Ci vogliono quasi 140 pagine di introduzione prima di giungere a quel famoso incipit: «La gloriosissima città di Dio, sia nel corso di questo tempo mentre va pellegrina fra gli empi, sia nella stabilità della sua sede eterna...». E se ne usano ben 1.093 per sondare l'incidenza di Agostino nella modernità, come recita il titolo della raccolta – organizzata da uno studioso, Domenico Bosco – di oltre venti figure rilevanti del "grand siècle" e dintorni, tutte col volto teso verso il vescovo di Ippona. Agostino, infatti, continua ad affascinare sia quando ci conduce sulle vette delle sue straordinarie intuizioni, sia quando cade nelle contraddizioni legate al suo tempo e a certe sue opzioni personali.
La frase da cui siamo partiti rivela subito di quale opera si tratti: è quella Città di Dio che ora Domenico Marafioti traduce e introduce, aggregandosi alla fila di tanti altri predecessori e rivolgendosi al pubblico molto variegato e fin "generalista" degli Oscar Mondadori. È indubbio, infatti, che la simbologia delle due città – per altro di matrice biblica (come non pensare alla Gerusalemme celeste dell'Apocalisse radicalmente opposta alla Babilonia terrena?) – è penetrata nell'immaginario popolare, codificata anche dallo stesso Dante con la «città dolente» o «città del foco» del nadir infernale e con lo zenit celestiale della «vera città» ove si dispiega quella «candida rosa» nella quale il poeta fiorentino incastona lo stesso Agostino.
Difficile è sintetizzare questo capolavoro a cui il Padre della Chiesa lavorerà tra il 413 e il 427 all'indomani del sacco di Roma, perpetrato nell'agosto del 410 dai Visigoti di Alarico, un evento che non solo scombinerà lo scacchiere politico, ma che costringerà anche a riscrivere le mappe della teologia della storia. E di teologia della storia è appunto il programma che Agostino si prefigge di elaborare muovendosi sostanzialmente lungo due traiettorie: da un lato, egli attacca la città terrena sulla quale si inalbera il vessillo del paganesimo teorico e pratico, intellettuale e popolare; d'altro lato, egli erige il progetto della città di Dio che, però, non spinge solo verso i cieli remoti dell'escatologia, ma che vede già insediata nella storia, ove procede in contrappunto dialettico con l'altra città secolaristica, la quale prende anche il nome di civitas diaboli.

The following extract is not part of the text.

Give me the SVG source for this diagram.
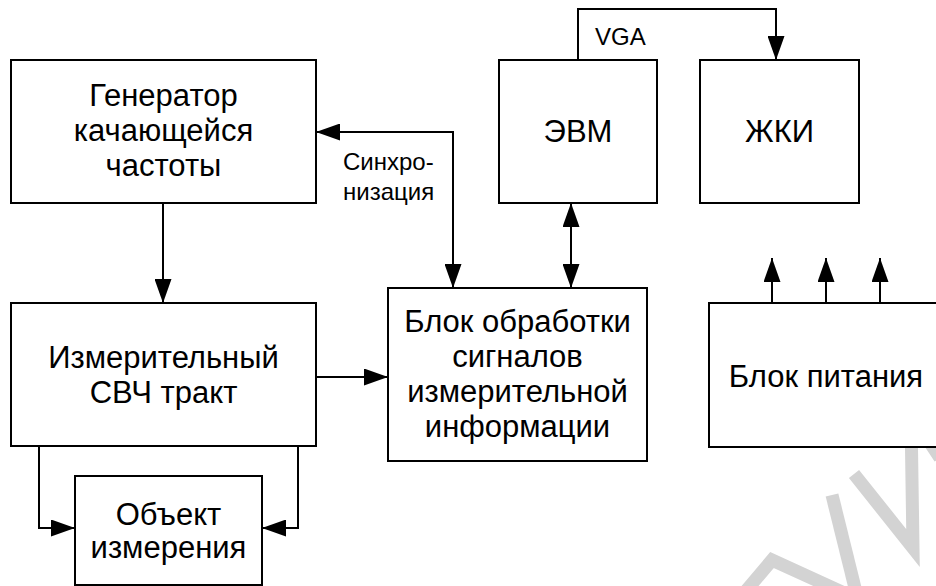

Naturalmente, in questo disegno grandioso si affollano molteplici questioni di vario genere: si va dalla speculazione teologica alla critica filosofica, dagli ammiccamenti storici si ascende al firmamento della mistica, l'etica si incrocia con l'esegesi, la politica si apre all'escatologia e così via in un caleidoscopio tematico che, tuttavia, non si smarrisce mai in un delta scombinato.